Levon began chipping away at the earth back in 1985 when his wife requested he build a root cellar beneath their home where she could store potatoes, however once he started, he simply couldn’t stop. Tosya has since said that her husband was motivated by dreams and visions in which a voice told him he must continue carving the cave. He worked every day, often for up to 18 hours with little rest and only his small hand tools to carve the hard rock, shunning traditional support structures or power tools. He included stairs, halls, twists, and multiple rooms going as deep as 70 feet beneath the house. He also created small shrines and artistic carvings all throughout the cave system, giving it a properly sacred feel.
In 2008 Levon passed away, still planning on working on expanding the caves. Today the widow Tosya runs a small museum devoted to his efforts out of their home and gives tours of the strange caves her husband created. A small room now acts as a makeshift museum, displaying artifacts, pictures, and publications dedicated to Levon’s life of devotion to the cave.

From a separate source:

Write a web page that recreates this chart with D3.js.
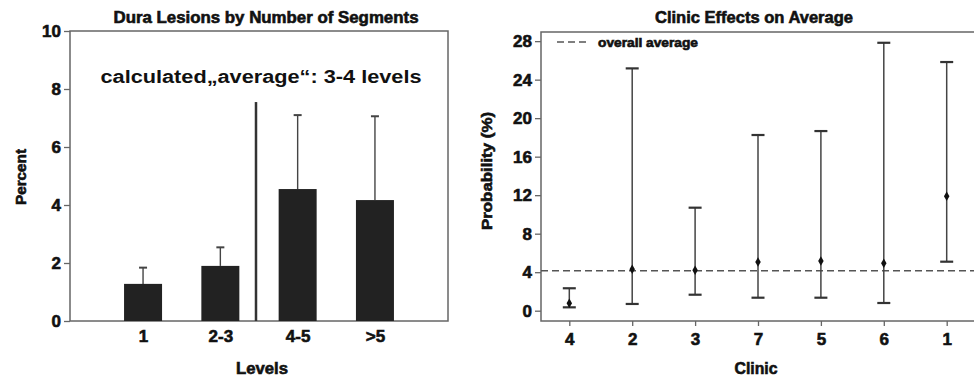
<!DOCTYPE html>
<html>
<head>
<meta charset="utf-8">
<script src="https://cdn.jsdelivr.net/npm/d3@7/dist/d3.min.js"></script>
<style>
  html, body { margin: 0; padding: 0; background: #fff; }
  svg { display: block; }
  text { font-family: "Liberation Sans", Arial, sans-serif; fill: #111; }
  .heavy { stroke: #111; stroke-width: 0.6px; }
</style>
</head>
<body>
<svg id="chart" width="974" height="379"></svg>
<script>
// Left panel: dura lesions by number of segments
const levels = ["1", "2-3", "4-5", ">5"];
const percent = [1.28, 1.9, 4.55, 4.17];
const percentUpper = [1.84, 2.54, 7.1, 7.06];
const percentTicks = [0, 2, 4, 6, 8, 10];
const averageMarker = 7.55;

// Right panel: clinic effects on average
const clinics = ["4", "2", "3", "7", "5", "6", "1"];
const clinicEstimate = [0.77, 4.3, 4.2, 5.06, 5.16, 4.92, 11.88];
const clinicLower = [0.35, 0.7, 1.66, 1.35, 1.35, 0.8, 5.09];
const clinicUpper = [2.33, 25.17, 10.7, 18.25, 18.66, 27.83, 25.83];
const probTicks = [0, 4, 8, 12, 16, 20, 24, 28];
const overallAverage = 4.15;

const svg = d3.select("#chart");
const frameColor = "#666";
const inkColor = "#222";

function styleTicks(g) {
  g.selectAll(".tick text")
    .attr("font-size", 17).attr("font-weight", "bold")
    .attr("fill", "#111").attr("font-family", "Liberation Sans, Arial, sans-serif")
    .attr("class", "heavy");
}

// ---------- left panel ----------
const L = { left: 70, right: 448, top: 31, bottom: 321 };
const xL = d3.scalePoint().domain(levels).range([L.left, L.right]).padding(0.945);
const yL = d3.scaleLinear().domain([0, 10]).range([L.bottom, L.top]);
const gL = svg.append("g");

gL.append("rect")
  .attr("x", L.left).attr("y", L.top)
  .attr("width", L.right - L.left).attr("height", L.bottom - L.top)
  .attr("fill", "none").attr("stroke", frameColor).attr("stroke-width", 1.5);

const barW = 38;
// error whiskers (upper half only)
gL.selectAll("line.err").data(levels).join("line")
  .attr("x1", d => xL(d)).attr("x2", d => xL(d))
  .attr("y1", (d, i) => yL(percent[i])).attr("y2", (d, i) => yL(percentUpper[i]))
  .attr("stroke", "#444").attr("stroke-width", 1.4);
gL.selectAll("line.cap").data(levels).join("line")
  .attr("x1", d => xL(d) - 4).attr("x2", d => xL(d) + 4)
  .attr("y1", (d, i) => yL(percentUpper[i])).attr("y2", (d, i) => yL(percentUpper[i]))
  .attr("stroke", "#444").attr("stroke-width", 2);
gL.selectAll("rect.bar").data(levels).join("rect")
  .attr("x", d => xL(d) - barW / 2).attr("width", barW)
  .attr("y", (d, i) => yL(percent[i]))
  .attr("height", (d, i) => yL(0) - yL(percent[i]))
  .attr("fill", inkColor);

// marker between 2-3 and 4-5 for the calculated average
const markX = (xL("2-3") + xL("4-5")) / 2 - 3;
gL.append("line")
  .attr("x1", markX).attr("x2", markX)
  .attr("y1", yL(averageMarker)).attr("y2", yL(0))
  .attr("stroke", "#333").attr("stroke-width", 2.5);

const axL = d3.axisLeft(yL).tickValues(percentTicks).tickSize(6).tickPadding(3);
gL.append("g").attr("transform", `translate(${L.left},0)`).call(axL)
  .call(g => g.select(".domain").remove())
  .call(g => g.selectAll(".tick line").attr("stroke", frameColor).attr("stroke-width", 1.3))
  .call(styleTicks);

const axLb = d3.axisBottom(xL).tickSize(0).tickPadding(9);
gL.append("g").attr("transform", `translate(0,${L.bottom})`).call(axLb)
  .call(g => g.select(".domain").remove())
  .call(styleTicks);

gL.append("text").attr("class", "heavy").attr("x", 266).attr("y", 23).attr("text-anchor", "middle")
  .attr("font-size", 16).attr("font-weight", "bold")
  .attr("textLength", 305).attr("lengthAdjust", "spacingAndGlyphs")
  .text("Dura Lesions by Number of Segments");
gL.append("text").attr("x", 261).attr("y", 83).attr("text-anchor", "middle")
  .attr("font-size", 18).attr("font-weight", "bold")
  .attr("textLength", 321).attr("lengthAdjust", "spacingAndGlyphs")
  .text("calculated\u201eaverage\u201c: 3-4 levels");
gL.append("text").attr("class", "heavy").attr("x", 262).attr("y", 374).attr("text-anchor", "middle")
  .attr("font-size", 16).attr("font-weight", "bold")
  .attr("textLength", 52).attr("lengthAdjust", "spacingAndGlyphs")
  .text("Levels");
gL.append("text").attr("class", "heavy").attr("transform", "translate(26,177) rotate(-90)")
  .attr("text-anchor", "middle").attr("font-size", 15).attr("font-weight", "bold")
  .attr("textLength", 56).attr("lengthAdjust", "spacingAndGlyphs")
  .text("Percent");

// ---------- right panel ----------
const R = { left: 541, right: 975, top: 32, bottom: 321 };
const xR = d3.scalePoint().domain(clinics).range([R.left, R.right]).padding(0.45);
const yR = d3.scaleLinear().domain([-1.07, 28.95]).range([R.bottom, R.top]);
const gR = svg.append("g");

gR.append("rect")
  .attr("x", R.left).attr("y", R.top)
  .attr("width", R.right - R.left).attr("height", R.bottom - R.top)
  .attr("fill", "none").attr("stroke", frameColor).attr("stroke-width", 1.5);

gR.append("line")
  .attr("x1", R.left).attr("x2", R.right)
  .attr("y1", yR(overallAverage)).attr("y2", yR(overallAverage))
  .attr("stroke", "#555").attr("stroke-width", 1.5).attr("stroke-dasharray", "7,4");

const capW = 13;
gR.selectAll("line.ci").data(clinics).join("line")
  .attr("x1", d => xR(d)).attr("x2", d => xR(d))
  .attr("y1", (d, i) => yR(clinicLower[i])).attr("y2", (d, i) => yR(clinicUpper[i]))
  .attr("stroke", "#444").attr("stroke-width", 1.5);
gR.selectAll("line.capU").data(clinics).join("line")
  .attr("x1", d => xR(d) - capW / 2).attr("x2", d => xR(d) + capW / 2)
  .attr("y1", (d, i) => yR(clinicUpper[i])).attr("y2", (d, i) => yR(clinicUpper[i]))
  .attr("stroke", "#333").attr("stroke-width", 2.2);
gR.selectAll("line.capL").data(clinics).join("line")
  .attr("x1", d => xR(d) - capW / 2).attr("x2", d => xR(d) + capW / 2)
  .attr("y1", (d, i) => yR(clinicLower[i])).attr("y2", (d, i) => yR(clinicLower[i]))
  .attr("stroke", "#333").attr("stroke-width", 2.2);
gR.selectAll("path.pt").data(clinics).join("path")
  .attr("transform", (d, i) => `translate(${xR(d)},${yR(clinicEstimate[i])})`)
  .attr("d", d3.symbol(d3.symbolDiamond, 26))
  .attr("fill", "#111");

const axR = d3.axisLeft(yR).tickValues(probTicks).tickSize(6).tickPadding(3);
gR.append("g").attr("transform", `translate(${R.left},0)`).call(axR)
  .call(g => g.select(".domain").remove())
  .call(g => g.selectAll(".tick line").attr("stroke", frameColor).attr("stroke-width", 1.3))
  .call(styleTicks);

const axRb = d3.axisBottom(xR).tickSize(5).tickPadding(7);
gR.append("g").attr("transform", `translate(0,${R.bottom})`).call(axRb)
  .call(g => g.select(".domain").remove())
  .call(g => g.selectAll(".tick line").attr("stroke", frameColor).attr("stroke-width", 1.3))
  .call(styleTicks);

gR.append("text").attr("class", "heavy").attr("x", 754).attr("y", 23).attr("text-anchor", "middle")
  .attr("font-size", 16).attr("font-weight", "bold")
  .attr("textLength", 198).attr("lengthAdjust", "spacingAndGlyphs")
  .text("Clinic Effects on Average");
gR.append("text").attr("class", "heavy").attr("x", 756).attr("y", 374).attr("text-anchor", "middle")
  .attr("font-size", 16).attr("font-weight", "bold")
  .attr("textLength", 43).attr("lengthAdjust", "spacingAndGlyphs")
  .text("Clinic");
gR.append("text").attr("class", "heavy").attr("transform", "translate(492,171) rotate(-90)")
  .attr("text-anchor", "middle").attr("font-size", 15).attr("font-weight", "bold")
  .attr("textLength", 118).attr("lengthAdjust", "spacingAndGlyphs")
  .text("Probability (%)");

// legend
gR.append("line").attr("x1", 557).attr("x2", 586).attr("y1", 42).attr("y2", 42)
  .attr("stroke", "#555").attr("stroke-width", 1.5).attr("stroke-dasharray", "7,4");
gR.append("text").attr("class", "heavy").attr("x", 598).attr("y", 47)
  .attr("font-size", 12).attr("font-weight", "bold")
  .attr("textLength", 100).attr("lengthAdjust", "spacingAndGlyphs")
  .text("overall average");
</script>
</body>
</html>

On the tour, his wife also notes one particular point in the cave which her husband claimed had special magnetic properties.
The late Levon’s devotion to creation and stonework is also reflected in the stone mosaic portraits he embedded in the courtyard walls around his home, which in retrospect was also the man’s greatest work.
Know Before You Go
Visitors should take public transport to the village of Arinj, at which point they should ask a local for Levon's home. They'll be able to point you in the right direction. Entrance is 2,000 AMD cash.